Exactly reproduce the lines that run from the one containing "Reproduce this chart with Chart.js." through the one containing "const haysAtKonza = [5600, 24300, 23200, 19700, 5800];", ends included, with no pictures.

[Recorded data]
┌──

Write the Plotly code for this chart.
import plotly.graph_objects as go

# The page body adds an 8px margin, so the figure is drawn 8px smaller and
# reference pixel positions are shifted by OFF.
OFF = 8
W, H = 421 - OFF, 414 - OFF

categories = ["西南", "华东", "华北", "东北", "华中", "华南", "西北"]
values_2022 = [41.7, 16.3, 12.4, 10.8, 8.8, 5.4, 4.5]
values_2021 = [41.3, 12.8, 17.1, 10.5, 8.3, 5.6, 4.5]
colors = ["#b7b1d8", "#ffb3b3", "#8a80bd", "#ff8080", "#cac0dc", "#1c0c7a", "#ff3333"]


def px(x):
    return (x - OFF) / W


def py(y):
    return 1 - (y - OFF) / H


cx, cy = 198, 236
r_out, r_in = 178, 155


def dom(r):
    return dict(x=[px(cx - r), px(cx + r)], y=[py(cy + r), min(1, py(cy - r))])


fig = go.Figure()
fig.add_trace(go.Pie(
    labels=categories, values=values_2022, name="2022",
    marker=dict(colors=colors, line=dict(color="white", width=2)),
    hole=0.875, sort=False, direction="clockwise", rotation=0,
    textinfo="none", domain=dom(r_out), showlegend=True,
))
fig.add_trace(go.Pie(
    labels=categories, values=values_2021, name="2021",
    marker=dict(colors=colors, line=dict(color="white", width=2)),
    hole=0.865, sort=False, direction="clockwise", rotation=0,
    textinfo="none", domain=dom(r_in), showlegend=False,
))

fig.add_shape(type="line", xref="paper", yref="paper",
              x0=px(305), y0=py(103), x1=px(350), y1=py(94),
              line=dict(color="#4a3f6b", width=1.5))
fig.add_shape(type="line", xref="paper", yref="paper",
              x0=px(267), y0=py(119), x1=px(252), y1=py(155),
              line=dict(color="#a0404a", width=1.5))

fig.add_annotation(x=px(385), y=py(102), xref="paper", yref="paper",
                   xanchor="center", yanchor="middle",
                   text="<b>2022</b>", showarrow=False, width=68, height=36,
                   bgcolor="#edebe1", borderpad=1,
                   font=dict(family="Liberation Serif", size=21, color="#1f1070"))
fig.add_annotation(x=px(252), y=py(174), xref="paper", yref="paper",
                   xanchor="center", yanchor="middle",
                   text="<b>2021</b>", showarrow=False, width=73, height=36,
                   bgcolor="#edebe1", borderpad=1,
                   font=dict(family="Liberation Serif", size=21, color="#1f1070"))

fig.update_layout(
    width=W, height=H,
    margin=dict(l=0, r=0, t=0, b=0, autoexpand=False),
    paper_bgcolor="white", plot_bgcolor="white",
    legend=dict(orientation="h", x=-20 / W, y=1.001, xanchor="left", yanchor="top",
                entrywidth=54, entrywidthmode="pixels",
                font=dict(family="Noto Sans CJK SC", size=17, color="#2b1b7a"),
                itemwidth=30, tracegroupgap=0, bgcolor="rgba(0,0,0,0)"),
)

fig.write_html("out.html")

└──
┌──

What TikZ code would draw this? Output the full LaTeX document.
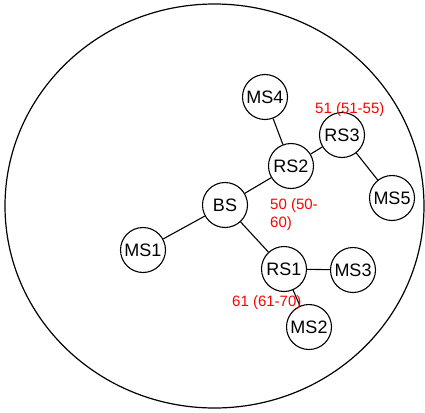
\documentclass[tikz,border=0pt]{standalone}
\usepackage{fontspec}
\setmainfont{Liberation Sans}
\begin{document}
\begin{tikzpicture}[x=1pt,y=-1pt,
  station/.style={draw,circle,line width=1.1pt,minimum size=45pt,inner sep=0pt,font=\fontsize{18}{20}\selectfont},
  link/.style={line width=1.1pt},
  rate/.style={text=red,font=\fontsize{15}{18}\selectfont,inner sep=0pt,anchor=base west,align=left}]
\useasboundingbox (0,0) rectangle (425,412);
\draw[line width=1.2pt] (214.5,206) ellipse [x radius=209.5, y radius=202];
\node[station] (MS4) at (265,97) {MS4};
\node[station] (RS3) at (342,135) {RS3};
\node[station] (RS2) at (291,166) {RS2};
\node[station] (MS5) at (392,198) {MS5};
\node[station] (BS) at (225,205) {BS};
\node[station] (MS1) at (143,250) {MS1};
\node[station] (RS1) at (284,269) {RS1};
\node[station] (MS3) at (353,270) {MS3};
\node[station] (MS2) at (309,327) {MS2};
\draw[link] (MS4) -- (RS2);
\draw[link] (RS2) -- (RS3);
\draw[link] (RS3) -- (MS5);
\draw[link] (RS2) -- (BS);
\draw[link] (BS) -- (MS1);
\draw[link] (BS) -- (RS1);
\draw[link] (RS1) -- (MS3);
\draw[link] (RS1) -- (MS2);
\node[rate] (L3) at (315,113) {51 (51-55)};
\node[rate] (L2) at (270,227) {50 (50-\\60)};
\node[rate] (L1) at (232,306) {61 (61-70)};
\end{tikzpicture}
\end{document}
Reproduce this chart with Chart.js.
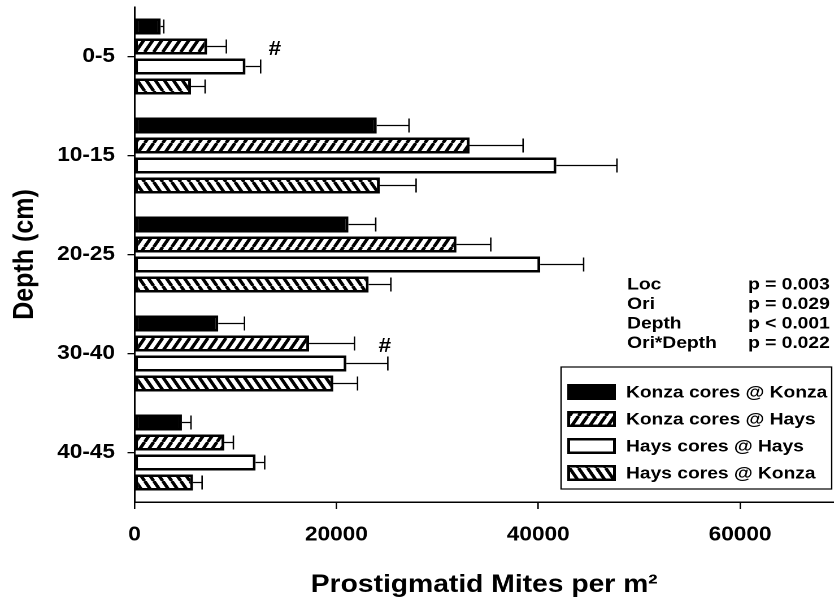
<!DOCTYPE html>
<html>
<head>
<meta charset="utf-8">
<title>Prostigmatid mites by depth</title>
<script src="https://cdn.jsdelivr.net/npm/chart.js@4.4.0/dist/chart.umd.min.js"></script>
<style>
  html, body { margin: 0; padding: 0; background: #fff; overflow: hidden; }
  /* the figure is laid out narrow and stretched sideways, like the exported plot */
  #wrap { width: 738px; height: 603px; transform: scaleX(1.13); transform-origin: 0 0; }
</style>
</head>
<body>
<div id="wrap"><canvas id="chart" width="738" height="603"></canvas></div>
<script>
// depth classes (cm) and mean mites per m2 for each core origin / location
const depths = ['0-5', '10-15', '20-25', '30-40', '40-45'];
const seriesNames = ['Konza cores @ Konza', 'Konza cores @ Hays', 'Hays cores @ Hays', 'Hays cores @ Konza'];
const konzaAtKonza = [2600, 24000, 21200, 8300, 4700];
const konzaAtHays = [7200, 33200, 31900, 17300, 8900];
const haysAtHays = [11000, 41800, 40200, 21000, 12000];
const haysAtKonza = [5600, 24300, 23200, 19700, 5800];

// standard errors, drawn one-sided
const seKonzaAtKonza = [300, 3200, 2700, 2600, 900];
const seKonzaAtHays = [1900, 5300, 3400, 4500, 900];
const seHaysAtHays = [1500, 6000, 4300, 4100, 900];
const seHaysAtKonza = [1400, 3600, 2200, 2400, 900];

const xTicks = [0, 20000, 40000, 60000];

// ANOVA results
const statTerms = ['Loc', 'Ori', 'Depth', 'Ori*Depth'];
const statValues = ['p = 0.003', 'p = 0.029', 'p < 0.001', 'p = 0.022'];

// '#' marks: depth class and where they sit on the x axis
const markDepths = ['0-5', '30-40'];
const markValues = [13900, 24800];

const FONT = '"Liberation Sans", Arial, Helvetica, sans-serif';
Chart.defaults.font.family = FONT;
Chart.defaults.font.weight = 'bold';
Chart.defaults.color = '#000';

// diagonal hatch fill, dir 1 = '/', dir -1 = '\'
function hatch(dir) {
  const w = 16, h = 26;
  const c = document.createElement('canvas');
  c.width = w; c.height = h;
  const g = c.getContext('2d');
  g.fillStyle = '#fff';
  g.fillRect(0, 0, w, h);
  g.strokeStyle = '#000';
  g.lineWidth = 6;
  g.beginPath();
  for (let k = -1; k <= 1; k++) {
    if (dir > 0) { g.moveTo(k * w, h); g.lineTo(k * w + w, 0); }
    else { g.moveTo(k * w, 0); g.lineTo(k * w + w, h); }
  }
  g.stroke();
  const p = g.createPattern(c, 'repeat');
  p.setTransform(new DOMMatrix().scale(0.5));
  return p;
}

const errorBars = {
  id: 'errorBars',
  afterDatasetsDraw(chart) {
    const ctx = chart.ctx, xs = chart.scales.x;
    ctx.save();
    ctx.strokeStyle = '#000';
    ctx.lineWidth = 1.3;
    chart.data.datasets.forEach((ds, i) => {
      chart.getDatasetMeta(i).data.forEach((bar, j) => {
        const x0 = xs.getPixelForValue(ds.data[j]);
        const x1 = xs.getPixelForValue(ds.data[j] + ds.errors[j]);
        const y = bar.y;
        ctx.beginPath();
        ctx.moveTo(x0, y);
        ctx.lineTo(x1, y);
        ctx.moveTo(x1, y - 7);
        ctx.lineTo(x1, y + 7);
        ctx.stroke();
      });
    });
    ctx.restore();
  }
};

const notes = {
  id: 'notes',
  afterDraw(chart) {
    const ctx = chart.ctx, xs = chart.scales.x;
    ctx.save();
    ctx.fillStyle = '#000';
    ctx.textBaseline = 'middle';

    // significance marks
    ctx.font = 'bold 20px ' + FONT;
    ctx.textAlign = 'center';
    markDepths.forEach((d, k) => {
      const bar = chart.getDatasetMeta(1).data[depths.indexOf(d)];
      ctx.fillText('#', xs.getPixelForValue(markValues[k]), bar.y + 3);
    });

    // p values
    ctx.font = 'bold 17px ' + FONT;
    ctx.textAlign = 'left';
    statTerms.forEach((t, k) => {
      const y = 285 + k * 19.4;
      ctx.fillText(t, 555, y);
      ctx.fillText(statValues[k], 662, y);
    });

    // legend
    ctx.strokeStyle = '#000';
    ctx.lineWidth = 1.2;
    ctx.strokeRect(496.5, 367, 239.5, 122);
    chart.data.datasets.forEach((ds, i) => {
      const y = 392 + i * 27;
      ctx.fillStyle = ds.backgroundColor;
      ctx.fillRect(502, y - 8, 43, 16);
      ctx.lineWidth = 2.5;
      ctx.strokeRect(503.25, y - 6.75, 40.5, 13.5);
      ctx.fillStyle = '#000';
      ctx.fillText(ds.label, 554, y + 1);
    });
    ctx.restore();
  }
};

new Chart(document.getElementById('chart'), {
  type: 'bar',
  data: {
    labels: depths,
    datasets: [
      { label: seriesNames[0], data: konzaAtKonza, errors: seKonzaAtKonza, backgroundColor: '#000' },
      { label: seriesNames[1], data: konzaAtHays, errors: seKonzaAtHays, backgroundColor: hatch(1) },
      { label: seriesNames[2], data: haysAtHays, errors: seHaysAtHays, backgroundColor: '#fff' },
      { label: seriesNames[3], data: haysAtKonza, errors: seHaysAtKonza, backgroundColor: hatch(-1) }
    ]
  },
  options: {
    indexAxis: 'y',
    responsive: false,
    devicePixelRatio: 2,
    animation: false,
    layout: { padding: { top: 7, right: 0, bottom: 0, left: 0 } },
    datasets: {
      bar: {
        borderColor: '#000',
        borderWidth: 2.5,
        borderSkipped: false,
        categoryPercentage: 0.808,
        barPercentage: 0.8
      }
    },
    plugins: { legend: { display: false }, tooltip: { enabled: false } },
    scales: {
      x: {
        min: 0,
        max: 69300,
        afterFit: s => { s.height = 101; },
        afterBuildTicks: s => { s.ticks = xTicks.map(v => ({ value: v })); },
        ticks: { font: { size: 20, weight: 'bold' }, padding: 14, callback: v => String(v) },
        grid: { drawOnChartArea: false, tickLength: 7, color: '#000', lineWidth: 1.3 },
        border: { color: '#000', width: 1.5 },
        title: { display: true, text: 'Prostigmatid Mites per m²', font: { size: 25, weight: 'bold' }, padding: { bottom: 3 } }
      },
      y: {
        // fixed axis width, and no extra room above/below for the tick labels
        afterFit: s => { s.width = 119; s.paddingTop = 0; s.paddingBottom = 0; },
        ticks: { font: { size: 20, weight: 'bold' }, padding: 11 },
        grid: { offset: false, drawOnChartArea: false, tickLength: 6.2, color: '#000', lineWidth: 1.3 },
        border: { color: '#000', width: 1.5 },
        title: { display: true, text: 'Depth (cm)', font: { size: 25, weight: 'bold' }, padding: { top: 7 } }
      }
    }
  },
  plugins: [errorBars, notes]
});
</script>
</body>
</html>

└──

• **Response to the exercise**:
Reproduce this chart with Chart.js.
<!DOCTYPE html>
<html>
<head>
<meta charset="utf-8">
<title>Prostigmatid mites by depth</title>
<script src="https://cdn.jsdelivr.net/npm/chart.js@4.4.0/dist/chart.umd.min.js"></script>
<style>
  html, body { margin: 0; padding: 0; background: #fff; overflow: hidden; }
  /* the figure is laid out narrow and stretched sideways, like the exported plot */
  #wrap { width: 738px; height: 603px; transform: scaleX(1.13); transform-origin: 0 0; }
</style>
</head>
<body>
<div id="wrap"><canvas id="chart" width="738" height="603"></canvas></div>
<script>
// depth classes (cm) and mean mites per m2 for each core origin / location
const depths = ['0-5', '10-15', '20-25', '30-40', '40-45'];
const seriesNames = ['Konza cores @ Konza', 'Konza cores @ Hays', 'Hays cores @ Hays', 'Hays cores @ Konza'];
const konzaAtKonza = [2600, 24000, 21200, 8300, 4700];
const konzaAtHays = [7200, 33200, 31900, 17300, 8900];
const haysAtHays = [11000, 41800, 40200, 21000, 12000];
const haysAtKonza = [5600, 24300, 23200, 19700, 5800];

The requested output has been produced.